▸ **INFORMATION SHOWN**
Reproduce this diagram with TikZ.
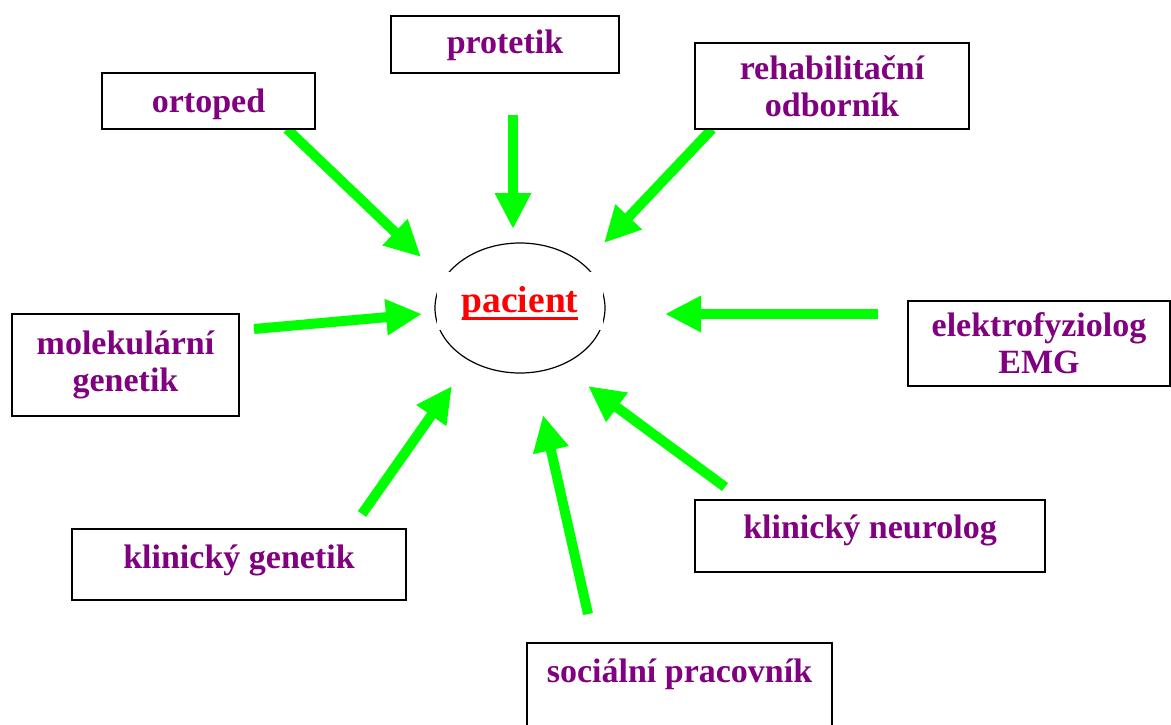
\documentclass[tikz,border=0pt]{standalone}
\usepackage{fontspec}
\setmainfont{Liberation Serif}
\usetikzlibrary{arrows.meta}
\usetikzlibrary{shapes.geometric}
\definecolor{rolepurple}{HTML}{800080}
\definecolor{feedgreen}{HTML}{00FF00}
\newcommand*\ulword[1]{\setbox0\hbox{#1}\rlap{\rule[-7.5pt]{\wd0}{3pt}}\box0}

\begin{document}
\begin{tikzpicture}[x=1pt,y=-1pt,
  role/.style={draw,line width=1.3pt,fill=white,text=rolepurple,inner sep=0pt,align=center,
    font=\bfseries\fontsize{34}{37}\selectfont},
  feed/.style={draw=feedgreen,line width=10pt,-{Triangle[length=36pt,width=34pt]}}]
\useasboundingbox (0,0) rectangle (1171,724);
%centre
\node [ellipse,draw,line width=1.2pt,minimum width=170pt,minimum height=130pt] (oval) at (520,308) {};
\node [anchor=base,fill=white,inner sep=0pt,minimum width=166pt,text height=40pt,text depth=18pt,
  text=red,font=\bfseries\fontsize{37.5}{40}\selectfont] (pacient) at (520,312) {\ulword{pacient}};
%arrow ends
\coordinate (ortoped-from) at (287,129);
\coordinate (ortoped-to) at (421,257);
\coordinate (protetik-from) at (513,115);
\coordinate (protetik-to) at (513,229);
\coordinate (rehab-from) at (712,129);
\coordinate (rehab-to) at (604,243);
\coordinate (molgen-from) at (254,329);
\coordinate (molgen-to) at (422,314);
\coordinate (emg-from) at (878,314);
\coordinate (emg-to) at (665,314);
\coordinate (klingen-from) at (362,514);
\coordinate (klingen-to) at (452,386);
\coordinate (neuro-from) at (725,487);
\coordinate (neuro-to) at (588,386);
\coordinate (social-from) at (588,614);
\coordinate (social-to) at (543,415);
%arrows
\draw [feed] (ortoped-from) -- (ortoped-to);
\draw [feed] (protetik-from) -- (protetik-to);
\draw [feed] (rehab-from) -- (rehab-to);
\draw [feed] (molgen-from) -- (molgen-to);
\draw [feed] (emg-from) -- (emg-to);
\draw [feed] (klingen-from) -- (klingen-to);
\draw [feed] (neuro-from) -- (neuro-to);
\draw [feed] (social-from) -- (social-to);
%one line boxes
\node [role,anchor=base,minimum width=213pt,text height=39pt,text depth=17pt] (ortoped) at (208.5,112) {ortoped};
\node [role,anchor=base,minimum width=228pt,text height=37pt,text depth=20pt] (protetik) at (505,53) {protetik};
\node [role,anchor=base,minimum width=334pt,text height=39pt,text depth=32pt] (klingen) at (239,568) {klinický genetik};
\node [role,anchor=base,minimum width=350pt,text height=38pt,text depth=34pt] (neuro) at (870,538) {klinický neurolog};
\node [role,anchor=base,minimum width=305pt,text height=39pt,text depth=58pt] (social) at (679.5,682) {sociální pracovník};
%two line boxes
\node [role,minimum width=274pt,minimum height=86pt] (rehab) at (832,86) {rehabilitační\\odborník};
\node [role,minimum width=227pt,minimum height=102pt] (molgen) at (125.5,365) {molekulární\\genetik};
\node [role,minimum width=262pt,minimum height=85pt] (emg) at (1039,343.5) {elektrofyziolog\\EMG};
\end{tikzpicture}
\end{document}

▸ **GOAL**
Pictures in the data above should not be copied; transcribe everything else exactly.

▸ **SOLUTION FOR THIS PROBLEM**
Reproduce this diagram with TikZ.
\documentclass[tikz,border=0pt]{standalone}
\usepackage{fontspec}
\setmainfont{Liberation Serif}
\usetikzlibrary{arrows.meta}
\usetikzlibrary{shapes.geometric}
\definecolor{rolepurple}{HTML}{800080}
\definecolor{feedgreen}{HTML}{00FF00}
\newcommand*\ulword[1]{\setbox0\hbox{#1}\rlap{\rule[-7.5pt]{\wd0}{3pt}}\box0}

\begin{document}
\begin{tikzpicture}[x=1pt,y=-1pt,
  role/.style={draw,line width=1.3pt,fill=white,text=rolepurple,inner sep=0pt,align=center,
    font=\bfseries\fontsize{34}{37}\selectfont},
  feed/.style={draw=feedgreen,line width=10pt,-{Triangle[length=36pt,width=34pt]}}]
\useasboundingbox (0,0) rectangle (1171,724);
%centre
\node [ellipse,draw,line width=1.2pt,minimum width=170pt,minimum height=130pt] (oval) at (520,308) {};
\node [anchor=base,fill=white,inner sep=0pt,minimum width=166pt,text height=40pt,text depth=18pt,
  text=red,font=\bfseries\fontsize{37.5}{40}\selectfont] (pacient) at (520,312) {\ulword{pacient}};
%arrow ends
\coordinate (ortoped-from) at (287,129);
\coordinate (ortoped-to) at (421,257);
\coordinate (protetik-from) at (513,115);
\coordinate (protetik-to) at (513,229);
\coordinate (rehab-from) at (712,129);
\coordinate (rehab-to) at (604,243);
\coordinate (molgen-from) at (254,329);
\coordinate (molgen-to) at (422,314);
\coordinate (emg-from) at (878,314);
\coordinate (emg-to) at (665,314);
\coordinate (klingen-from) at (362,514);
\coordinate (klingen-to) at (452,386);
\coordinate (neuro-from) at (725,487);
\coordinate (neuro-to) at (588,386);
\coordinate (social-from) at (588,614);
\coordinate (social-to) at (543,415);
%arrows
\draw [feed] (ortoped-from) -- (ortoped-to);
\draw [feed] (protetik-from) -- (protetik-to);
\draw [feed] (rehab-from) -- (rehab-to);
\draw [feed] (molgen-from) -- (molgen-to);
\draw [feed] (emg-from) -- (emg-to);
\draw [feed] (klingen-from) -- (klingen-to);
\draw [feed] (neuro-from) -- (neuro-to);
\draw [feed] (social-from) -- (social-to);
%one line boxes
\node [role,anchor=base,minimum width=213pt,text height=39pt,text depth=17pt] (ortoped) at (208.5,112) {ortoped};
\node [role,anchor=base,minimum width=228pt,text height=37pt,text depth=20pt] (protetik) at (505,53) {protetik};
\node [role,anchor=base,minimum width=334pt,text height=39pt,text depth=32pt] (klingen) at (239,568) {klinický genetik};
\node [role,anchor=base,minimum width=350pt,text height=38pt,text depth=34pt] (neuro) at (870,538) {klinický neurolog};
\node [role,anchor=base,minimum width=305pt,text height=39pt,text depth=58pt] (social) at (679.5,682) {sociální pracovník};
%two line boxes
\node [role,minimum width=274pt,minimum height=86pt] (rehab) at (832,86) {rehabilitační\\odborník};
\node [role,minimum width=227pt,minimum height=102pt] (molgen) at (125.5,365) {molekulární\\genetik};
\node [role,minimum width=262pt,minimum height=85pt] (emg) at (1039,343.5) {elektrofyziolog\\EMG};
\end{tikzpicture}
\end{document}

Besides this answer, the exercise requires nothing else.